Jesus carried the cross at least as far as the gate of the city where the Synoptic gospels tell us Simon of Cyrene, who was coming into the city at that time, was forced to carry it for him (Matthew 27:32; Mark 15:21; Luke 23:26). This gave rise to the tradition that Jesus collapsed under the weight of the cross because of weakness and loss of blood through the earlier flogging. The execution party made its way to ‘the place of the Skull,’ probably a small hill at the entrance to the city. ‘Here they crucified him.

The victim was laid out on the crosspiece and iron nails driven through the top of the wrists. The crosspiece was then raised on a ladder or pulley and nailed or tied to the upright, and the feet, placed one over the other, were nailed below. The victim was then left to die. It could take days. Death was finally from suffocation as the victim could no longer lift himself to get breath because of the massive pain from the nail-pierced feet.

Here they crucified him, and with him two others – one on each side and Jesus in the middle.’ John says no more about the two others. The Synoptic gospels describe them as robbers/criminals (Matthew 27:38; Mark 15:27; Luke 25:32) being justly executed for their crimes (Luke 23:39-41).

Pilate had a notice prepared and fastened to the cross. It read: JESUS OF NAZARETH, THE KING OF THE JEWS … and the sign was written in Aramaic, Latin and Greek.’ Pilate felt forced, under the implied threat from the chief priests that they would report him to the Emperor, to condemn a man he felt was innocent of any capital offence. He seems to have included the words ‘THE KING OF THE JEWS’ to show his disdain for everything these leaders had done to have Jesus put to death. And to make sure the sign was seen and read by as many people as possible Pilate had it carefully placed at a prominent point where those entering or leaving the city could see it, and he had it written in the three principal languages of the day – Aramaic, Latin (the Roman language) and Greek.

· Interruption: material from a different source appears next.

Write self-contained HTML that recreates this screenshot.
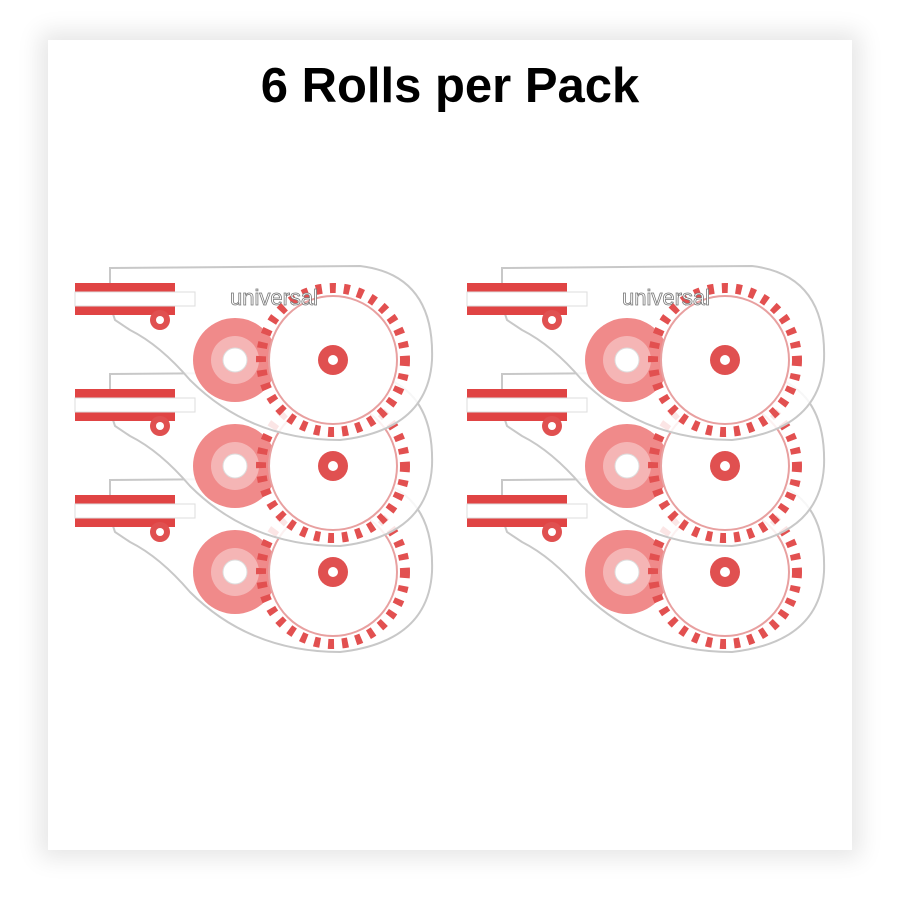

The chief priests of the Jews protested to Pilate, “Do not write ‘The King of the Jews,’ but that this man claimed to be king of the Jews.”’ The title incensed the Jewish leaders but the vacillating Pilate is this time immovable. The chief priests had rejected Jesus as any kind of king, declaring “We have no king but Caesar” (19:15). Pilate knew he had compromised enough and this time met their protests with a firm “What I have written, I have written.”

John draws special attention to the sign. It announces to the world in the main languages of the day that Jesus is Israel’s Messiah. This is what God had said would happen. The world doesn’t yet know that what it needs to rescue it from its desperate plight is the Messiah promised by the one true God to Israel. John wants the world to know that its Saviour has come; the Messiah has died that all who place their faith in that Messiah will live and live forever.